Mass. mom charged in 4-year-old’s fatal overdose wants to limit evidence on pharmacy records
By Denise Lavoie, APTuesday, October 6, 2009
Drug record limit sought by mom in girl’s fatal OD
BROCKTON, Mass. — A woman accused with her husband of giving their 4-year-old daughter a fatal overdose of prescription drugs is asking a judge to bar testimony about her alleged history of getting more pills than prescribed for the girl.
Rebecca Riley was found dead on the floor of her parents’ bedroom in Hull on Dec. 13, 2006.
Prosecutors claim Carolyn and Michael Riley over-drugged the girl to keep her quiet and out of their way and in an attempt to collect Social Security disability payments.
The Rileys have said they were only following orders from their daughter’s psychiatrist, who had diagnosed the girl with bipolar disorder and attention deficit hyperactivity disorder. The defense claims the girl died of pneumonia.
The case reignited a long-running debate within the psychiatric community about whether young children can accurately be diagnosed with bipolar disorder and whether they should be given powerful psychiatric drugs.
In court papers filed Monday, Carolyn Riley’s lawyer argues that prosecutors should only be allowed to introduce evidence of her alleged purchases of prescription drugs during a “reasonable” period of time right before Rebecca’s death.
Prosecutors have said they believe Carolyn Riley made up stories about losing or accidentally destroying bottles of Clonidine — a blood pressure medication that is sometimes used to treat ADHD — so that she could get more pills to give Rebecca and the couple’s other two children.

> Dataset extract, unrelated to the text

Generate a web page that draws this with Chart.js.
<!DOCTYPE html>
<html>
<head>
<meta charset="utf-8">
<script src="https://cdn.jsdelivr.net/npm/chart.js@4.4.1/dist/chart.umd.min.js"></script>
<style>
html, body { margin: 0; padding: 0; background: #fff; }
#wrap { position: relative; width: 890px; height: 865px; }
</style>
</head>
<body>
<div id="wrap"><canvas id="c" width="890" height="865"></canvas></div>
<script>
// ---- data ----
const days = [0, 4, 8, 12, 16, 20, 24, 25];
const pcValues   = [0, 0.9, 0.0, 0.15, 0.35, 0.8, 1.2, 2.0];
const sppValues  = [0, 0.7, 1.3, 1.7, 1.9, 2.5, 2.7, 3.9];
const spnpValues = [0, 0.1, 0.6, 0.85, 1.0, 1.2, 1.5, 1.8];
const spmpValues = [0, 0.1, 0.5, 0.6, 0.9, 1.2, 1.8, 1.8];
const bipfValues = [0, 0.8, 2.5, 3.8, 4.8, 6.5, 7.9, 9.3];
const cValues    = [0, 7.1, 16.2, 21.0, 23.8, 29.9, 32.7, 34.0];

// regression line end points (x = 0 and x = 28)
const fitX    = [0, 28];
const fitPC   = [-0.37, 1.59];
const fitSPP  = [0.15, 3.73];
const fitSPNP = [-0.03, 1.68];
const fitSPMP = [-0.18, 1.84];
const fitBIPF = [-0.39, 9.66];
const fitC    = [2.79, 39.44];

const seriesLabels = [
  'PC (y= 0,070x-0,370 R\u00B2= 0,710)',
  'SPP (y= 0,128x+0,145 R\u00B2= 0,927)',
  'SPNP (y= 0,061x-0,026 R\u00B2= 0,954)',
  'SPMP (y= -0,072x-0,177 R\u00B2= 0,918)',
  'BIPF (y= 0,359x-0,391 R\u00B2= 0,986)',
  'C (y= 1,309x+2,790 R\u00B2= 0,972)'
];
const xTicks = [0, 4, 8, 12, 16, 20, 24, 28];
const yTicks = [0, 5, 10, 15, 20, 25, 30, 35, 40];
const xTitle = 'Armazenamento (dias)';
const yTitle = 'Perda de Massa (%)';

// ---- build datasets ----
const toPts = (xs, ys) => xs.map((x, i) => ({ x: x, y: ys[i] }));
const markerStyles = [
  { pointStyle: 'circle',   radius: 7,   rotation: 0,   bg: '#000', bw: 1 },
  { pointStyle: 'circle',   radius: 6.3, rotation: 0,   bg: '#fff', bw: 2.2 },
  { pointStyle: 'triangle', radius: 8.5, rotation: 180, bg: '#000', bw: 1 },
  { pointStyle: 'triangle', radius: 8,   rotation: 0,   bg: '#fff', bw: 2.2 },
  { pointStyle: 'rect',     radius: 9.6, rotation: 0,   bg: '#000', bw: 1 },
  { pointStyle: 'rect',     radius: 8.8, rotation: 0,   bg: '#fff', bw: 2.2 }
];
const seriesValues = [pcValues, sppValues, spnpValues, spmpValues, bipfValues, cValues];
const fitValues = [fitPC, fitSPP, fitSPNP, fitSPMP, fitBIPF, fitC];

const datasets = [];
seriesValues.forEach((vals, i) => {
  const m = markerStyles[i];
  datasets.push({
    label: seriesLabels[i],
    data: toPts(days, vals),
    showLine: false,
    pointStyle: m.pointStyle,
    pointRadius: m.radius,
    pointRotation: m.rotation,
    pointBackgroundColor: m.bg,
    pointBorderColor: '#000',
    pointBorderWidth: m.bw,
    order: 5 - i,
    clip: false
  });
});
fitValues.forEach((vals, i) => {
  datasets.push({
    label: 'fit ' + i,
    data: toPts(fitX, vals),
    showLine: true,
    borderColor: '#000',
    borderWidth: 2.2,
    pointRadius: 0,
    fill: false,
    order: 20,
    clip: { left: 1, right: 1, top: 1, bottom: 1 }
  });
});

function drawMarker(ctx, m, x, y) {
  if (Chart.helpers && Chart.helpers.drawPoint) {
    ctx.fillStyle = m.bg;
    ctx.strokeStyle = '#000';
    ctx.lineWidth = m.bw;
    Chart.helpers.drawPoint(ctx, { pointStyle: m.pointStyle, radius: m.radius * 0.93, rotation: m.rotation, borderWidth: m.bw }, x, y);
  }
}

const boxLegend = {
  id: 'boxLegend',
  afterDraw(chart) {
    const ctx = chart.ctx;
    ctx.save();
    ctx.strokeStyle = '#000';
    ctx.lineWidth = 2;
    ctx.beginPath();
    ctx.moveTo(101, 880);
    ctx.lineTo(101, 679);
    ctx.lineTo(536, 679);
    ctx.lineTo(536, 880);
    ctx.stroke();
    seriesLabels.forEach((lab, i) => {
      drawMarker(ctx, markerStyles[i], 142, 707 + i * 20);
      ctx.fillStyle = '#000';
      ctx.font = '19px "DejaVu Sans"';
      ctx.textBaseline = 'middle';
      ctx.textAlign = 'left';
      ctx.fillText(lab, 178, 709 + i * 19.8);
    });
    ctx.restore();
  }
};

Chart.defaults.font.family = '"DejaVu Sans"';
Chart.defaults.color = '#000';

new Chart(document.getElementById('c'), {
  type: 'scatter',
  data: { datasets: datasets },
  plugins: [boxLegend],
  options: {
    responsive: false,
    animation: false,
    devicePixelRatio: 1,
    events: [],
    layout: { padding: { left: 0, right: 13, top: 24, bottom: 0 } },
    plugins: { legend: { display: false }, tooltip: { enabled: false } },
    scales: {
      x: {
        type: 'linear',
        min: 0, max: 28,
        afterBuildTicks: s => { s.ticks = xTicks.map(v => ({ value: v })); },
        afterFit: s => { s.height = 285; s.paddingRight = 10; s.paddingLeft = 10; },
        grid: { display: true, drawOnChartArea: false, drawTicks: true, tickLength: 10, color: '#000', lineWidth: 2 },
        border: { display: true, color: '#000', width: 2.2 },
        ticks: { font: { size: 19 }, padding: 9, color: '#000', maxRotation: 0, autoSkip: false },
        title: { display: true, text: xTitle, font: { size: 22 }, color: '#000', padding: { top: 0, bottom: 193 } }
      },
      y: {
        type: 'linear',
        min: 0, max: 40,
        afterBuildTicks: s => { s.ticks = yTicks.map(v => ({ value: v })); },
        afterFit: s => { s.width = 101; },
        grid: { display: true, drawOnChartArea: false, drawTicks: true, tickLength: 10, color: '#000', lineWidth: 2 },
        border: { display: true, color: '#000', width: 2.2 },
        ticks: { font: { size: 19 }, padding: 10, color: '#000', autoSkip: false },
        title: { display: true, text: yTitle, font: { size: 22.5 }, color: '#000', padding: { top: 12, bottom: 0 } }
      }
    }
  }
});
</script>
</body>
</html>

Defense attorney Michael Bourbeau said prosecutors should not be allowed to introduce pharmacy records and testimony that prosecutors say show that Carolyn obtained more Clonidine than what was prescribed over a two-year period.
“There is, simply, no causal link between the acquisition of Clonidine months prior to Rebecca’s untimely death and her death,” Bourbeau argued in court papers.
A state medical examiner found that Rebecca died of a lethal combination of prescription drugs, including a fatal dose of Clonidine.
Prosecutors allege that in the year before Rebecca’s death, Carolyn Riley got more than 200 more pills over what was prescribed for Rebecca by claiming she either lost or ruined bottles of pills and by telling a pharmacy she had run out.
The motion is one of several filed Monday by the defense to try to limit evidence that can be introduced at the Rileys’ trial. Judge Charles Hely on Tuesday granted a prosecution request to delay the start of the trial from Oct. 19 to Jan. 7.
Carolyn Riley is also asking the judge to bar prosecutors from introducing evidence about the medical records of the Rileys’ other children, whom prosecutors claim were also being over-medicated by their parents.
Rebecca’s older siblings, then 11 and 6, had been diagnosed with the same disorders by the same psychiatrist and were on similar medications.
Prosecutors allege the Rileys received Social Security disability payments because their older children were diagnosed with mental illness. They claim the Rileys also concocted symptoms for Rebecca in an attempt to collect additional disability benefits.
Bourbeau would not comment, but in court papers he called the prosecution’s theory “simply illogical.”
“Logically, if someone was placing a child on medication in order to receive SSI payments there would be no motive to kill said individual as such would take away the ‘cash cow,’” Bourbeau wrote in his motion to exclude the evidence.
Michael Riley’s lawyer, John Darrell, said the other children’s medical histories are not relevant to the murder charge against the Rileys in Rebecca’s death.
“The only issue is Rebecca’s illness, the medication she received for it and the cause of death,” Darrell said. “Our opinion is there was no murder.”
Darrell said Michael Riley will also seek to bar prosecutors from introducing such evidence.
Bridget Norton Middleton, a spokeswoman for Plymouth District Attorney Tim Cruz, declined to comment on the defense motions.
“We’ll deal with those issues in court,” she said.